Megaupload’s Dotcom Says He’s No Piracy King
Kim Dotcom, founder of, left, speaks to the media as he and his wife leave the high court in Auckland, New Zealand, on Wednesday, Feb. 29, 2012. Photographer Brendon O'Hagan/Bloomberg founder Kim Dotcom said he will fight U.S. charges that he orchestrated the country’s biggest copyright infringement conspiracy.

“I’m no piracy king, ” Dotcom said in an interview with New Zealand’s TV3 today. “I offered online storage and bandwidth to users and that’s it. I am a fighter and I am going to fight this thing.”

Dotcom, 38, was indicted in what U.S. prosecutors dubbed a “Mega Conspiracy,” accusing his file-sharing website of generating more than $175 million in criminal proceeds from the exchange of pirated film, music, book and software files. He faces as long as 20 years in prison for each of the racketeering and money laundering charges in the indictment.

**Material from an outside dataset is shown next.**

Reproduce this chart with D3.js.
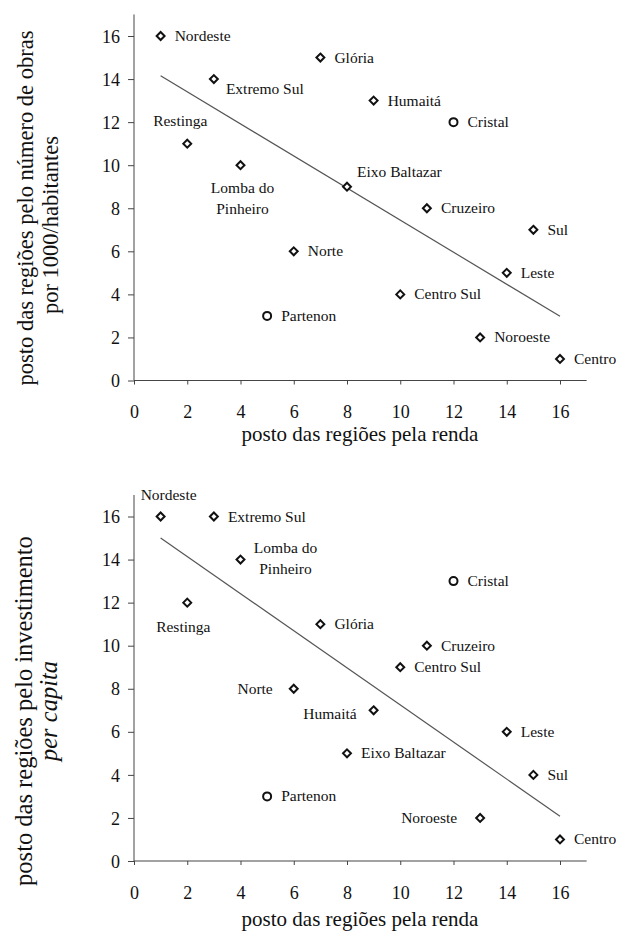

High Court Justice Timothy Brewer yesterday ruled Dotcom can remain out of jail on bail pending an extradition hearing, rejecting an appeal by New Zealand prosecutors. The prosecutors were acting at the request of the U.S. to keep Dotcom in prison until the extradition hearing, currently scheduled for Aug. 20.

“Why would I leave after everything has been frozen, everything has been taken from me,” Dotcom said. “The company that was worth probably a billion-dollars-plus has been given a death sentence without trial, you know, what point is there for me to run away?”

Copyright Counts

In a revised indictment filed in a U.S. court in Alexandria, Virginia, on Feb. 17, Dotcom was also charged with three new criminal copyright counts and five new wire-fraud counts.

The conspiracy deprived copyright owners of more than $500 million, the U.S. government said.

Dotcom, who legally changed his family name from Schmitz, has denied any criminal misconduct.

Megaupload advertised that it had more than 1 billion visits to the site, more than 150 million registered users and 50 million daily visitors, and accounted for 4 percent of Internet traffic, prosecutors said. The site was shut down by the U.S. Justice Department and now shows an FBI anti-piracy warning, saying the domain name has been seized pursuant to a U.S. court order.

“Everybody knows that the internet is being used for legitimate and illegitimate uses,” Dotcom said. “Every online service provider has the same challenges that we have.”

“I create a website that is popular and that people want to use and have used for a lot of legitimate uses and it is just completely bizarre how I am being put on a pedestal like this and pointed at like the over-pirate of the planet. It’s insane.”

The New Zealand case is Kim Dotcom v. United States of America. DCNSD [25 January 2012]. District Court at North Shore (Albany).